The demographics of students enrolled in the course vary; some are transfers looking for support as they navigate a university for the first time. Others are A students who wanted an extra course in their schedule. Others are juniors or seniors hoping to gain longer-term life skills to apply to their internships or their lives as professionals and find work-life balance.

Throughout the course, students turned in regular reflection exercises for assessment and the final assignment was a writing assignment to identify three tools that they will take with them beyond this course.

What’s different: One of the challenges in launching the course was distinguishing its goals from DePaul’s Chicago Quarter, which is the first-year precollege experience. Baglia compares the college experience to taking an international vacation: While you might have a guidebook and plan well for the experience beforehand, once you’re in country, you face challenges you didn’t anticipate or may be overwhelmed.

Orientation is the guidebook students receive before going abroad, and the Communication for Success Class is their tour guide along the way.

“I think across the country, universities and college professors are recognizing that scaffolding is really the way to go, particularly with first-generation college students,” Baglia says. “They don’t always have the language or the tools or the support or the conversations at home that prepare them for the strangeness of living on their own [and navigating higher education].”

A unique facet of the course is that it’s offered between weeks three and seven in the semester, starting immediately after the add-drop period concludes and continuing until midterms. This delayed-start structure means the students enrolled in the course are often looking for additional credits to keep their full-time enrollment status, sometimes after dropping a different course.

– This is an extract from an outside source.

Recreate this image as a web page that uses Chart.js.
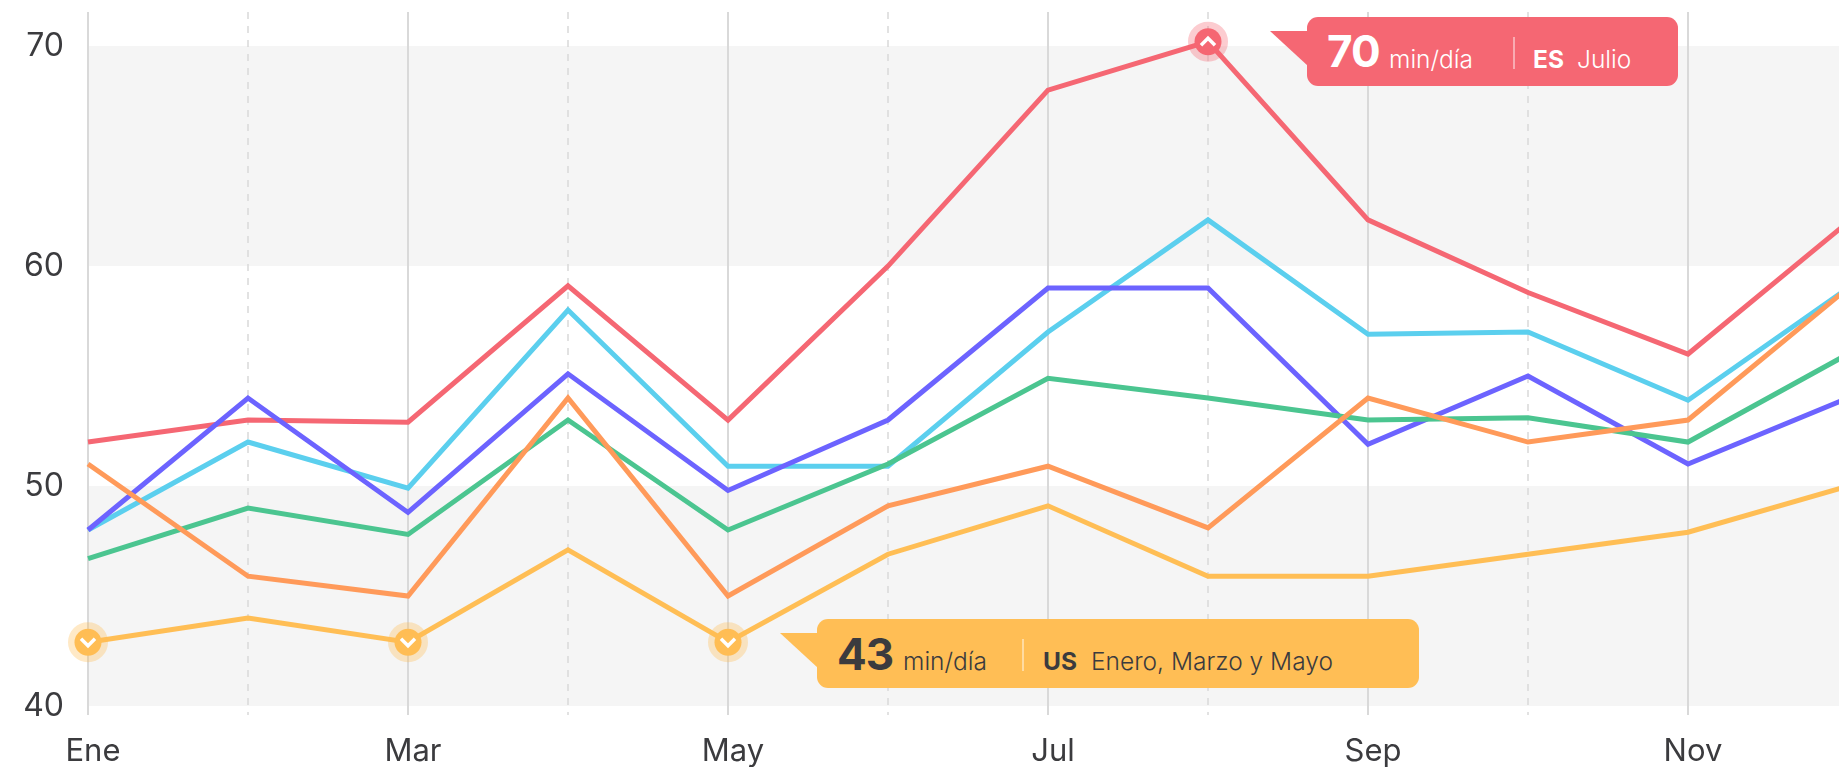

The timing of the course also requires a little time and trust, because most students register for it later, not during the course registration period. Baglia will be teaching the spring 2025 term and, as of Jan. 10, he only has two students registered.

“It has not been easy convincing the administrators in our college to give it some time … Students have to register for this class [later],” Baglia says.

The results: Foster, Knight and Baglia used a small grant to study the effects of the intervention and found, through the data, a majority of students identified time management and developing a growth mindset as the tools they want to keep working on, with just under half indicating self-care and 40 percent writing about classroom engagement.

In their essays, students talked about mapping out their deadlines for the semester or using a digital calendar to stay on top of their schedules. Students also said they were more likely to view challenges as opportunities for growth or consider their own capabilities as underdeveloped, rather than stagnant or insufficient.

The intervention has already spurred similar innovation within the university, with the College of Science and Health offering a similar life skills development course.

Course organizers don’t have plans to scale the course at present, but they are considering ways to collect more data from participants after they finish the course and compare that to the more general university population.